### Objective:
Starting at the first line of the data, print each line verbatim up to and including the line bearing "width=0.58, saturation=1, linewidth=0, ax=ax, legend=False)", omitting pictures.

--- START Given material ---

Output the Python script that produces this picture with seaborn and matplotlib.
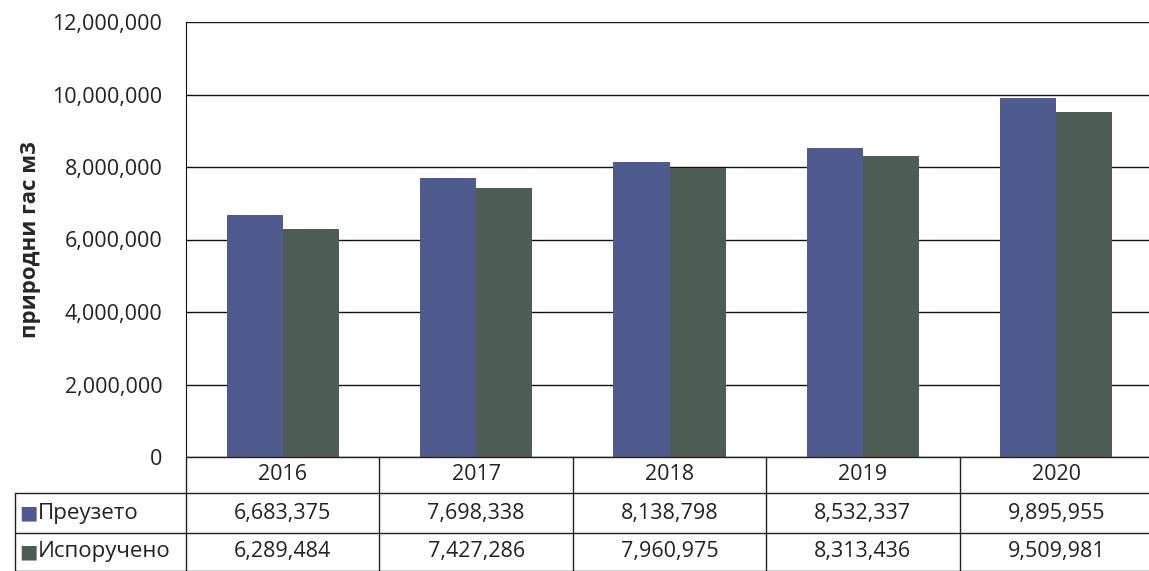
import pandas as pd
import seaborn as sns
import matplotlib.pyplot as plt
from matplotlib.ticker import FuncFormatter

godine = ["2016", "2017", "2018", "2019", "2020"]
preuzeto = [6683375, 7698338, 8138798, 8532337, 9895955]
isporuceno = [6289484, 7427286, 7960975, 8313436, 9509981]
serije = ["Преузето", "Испоручено"]
boje = ["#4f5a8e", "#4d5d55"]

df = pd.DataFrame({
    "godina": godine * 2,
    "serija": [serije[0]] * len(godine) + [serije[1]] * len(godine),
    "vrednost": preuzeto + isporuceno,
})

sns.set_style("white")
plt.rcParams["font.family"] = ["Open Sans", "DejaVu Sans"]

fig = plt.figure(figsize=(11.49, 5.71), dpi=100)
ax = fig.add_axes([186 / 1149, 1 - 457 / 571, 967 / 1149, 435 / 571])

sns.barplot(data=df, x="godina", y="vrednost", hue="serija", palette=boje,
            width=0.58, saturation=1, linewidth=0, ax=ax, legend=False)

ax.set_ylim(0, 12000000)
ax.set_xlim(-0.5, 4.5)
ax.set_yticks(range(0, 12000001, 2000000))
ax.yaxis.set_major_formatter(FuncFormatter(lambda v, p: f"{int(v):,}"))
ax.tick_params(axis="y", labelsize=15.5, length=0, pad=17, colors="#222222")
ax.set_xticks([])
ax.set_xlabel("")
ax.set_ylabel("природни гас м3", fontsize=16, fontweight="bold", labelpad=8)
ax.grid(axis="y", color="#111111", linewidth=1)
ax.set_axisbelow(True)
for s in ["top", "right", "bottom"]:
    ax.spines[s].set_visible(False)
ax.spines["left"].set_color("#111111")

# tabela sa podacima ispod grafikona
trans = ax.get_xaxis_transform()
redovi = [0, -36 / 435, -76 / 435, -114 / 435]
lk = dict(color="#222222", linewidth=1, clip_on=False, transform=trans)
leva = -0.5 - 171 / 193.4

ax.plot([-0.5, 4.5], [redovi[0]] * 2, **lk)
for y in redovi[1:]:
    ax.plot([leva, 4.5], [y, y], **lk)
ax.plot([-0.5, -0.5], [redovi[0], redovi[3]], **lk)
ax.plot([leva, leva], [redovi[1], redovi[3]], **lk)
for i in range(1, 5):
    ax.plot([i - 0.5, i - 0.5], [redovi[0], redovi[3]], **lk)

for i, g in enumerate(godine):
    ax.text(i, (redovi[0] + redovi[1]) / 2, g, ha="center", va="center",
            fontsize=15.5, transform=trans, color="#222222")
    ax.text(i, (redovi[1] + redovi[2]) / 2, f"{preuzeto[i]:,}", ha="center",
            va="center", fontsize=15.5, transform=trans, color="#222222")
    ax.text(i, (redovi[2] + redovi[3]) / 2, f"{isporuceno[i]:,}", ha="center",
            va="center", fontsize=15.5, transform=trans, color="#222222")

for k, naziv in enumerate(serije):
    yc = (redovi[k + 1] + redovi[k + 2]) / 2
    ax.text(leva + 0.02, yc, "■", color=boje[k], ha="left", va="center",
            fontsize=14, transform=trans, family=["DejaVu Sans"])
    ax.text(leva + 0.12, yc, naziv, ha="left", va="center", fontsize=16,
            transform=trans, color="#222222")

fig.savefig("out.png", dpi=100)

--- END Given material ---

### Full response:
Output the Python script that produces this picture with seaborn and matplotlib.
import pandas as pd
import seaborn as sns
import matplotlib.pyplot as plt
from matplotlib.ticker import FuncFormatter

godine = ["2016", "2017", "2018", "2019", "2020"]
preuzeto = [6683375, 7698338, 8138798, 8532337, 9895955]
isporuceno = [6289484, 7427286, 7960975, 8313436, 9509981]
serije = ["Преузето", "Испоручено"]
boje = ["#4f5a8e", "#4d5d55"]

df = pd.DataFrame({
    "godina": godine * 2,
    "serija": [serije[0]] * len(godine) + [serije[1]] * len(godine),
    "vrednost": preuzeto + isporuceno,
})

sns.set_style("white")
plt.rcParams["font.family"] = ["Open Sans", "DejaVu Sans"]

fig = plt.figure(figsize=(11.49, 5.71), dpi=100)
ax = fig.add_axes([186 / 1149, 1 - 457 / 571, 967 / 1149, 435 / 571])

sns.barplot(data=df, x="godina", y="vrednost", hue="serija", palette=boje,
            width=0.58, saturation=1, linewidth=0, ax=ax, legend=False)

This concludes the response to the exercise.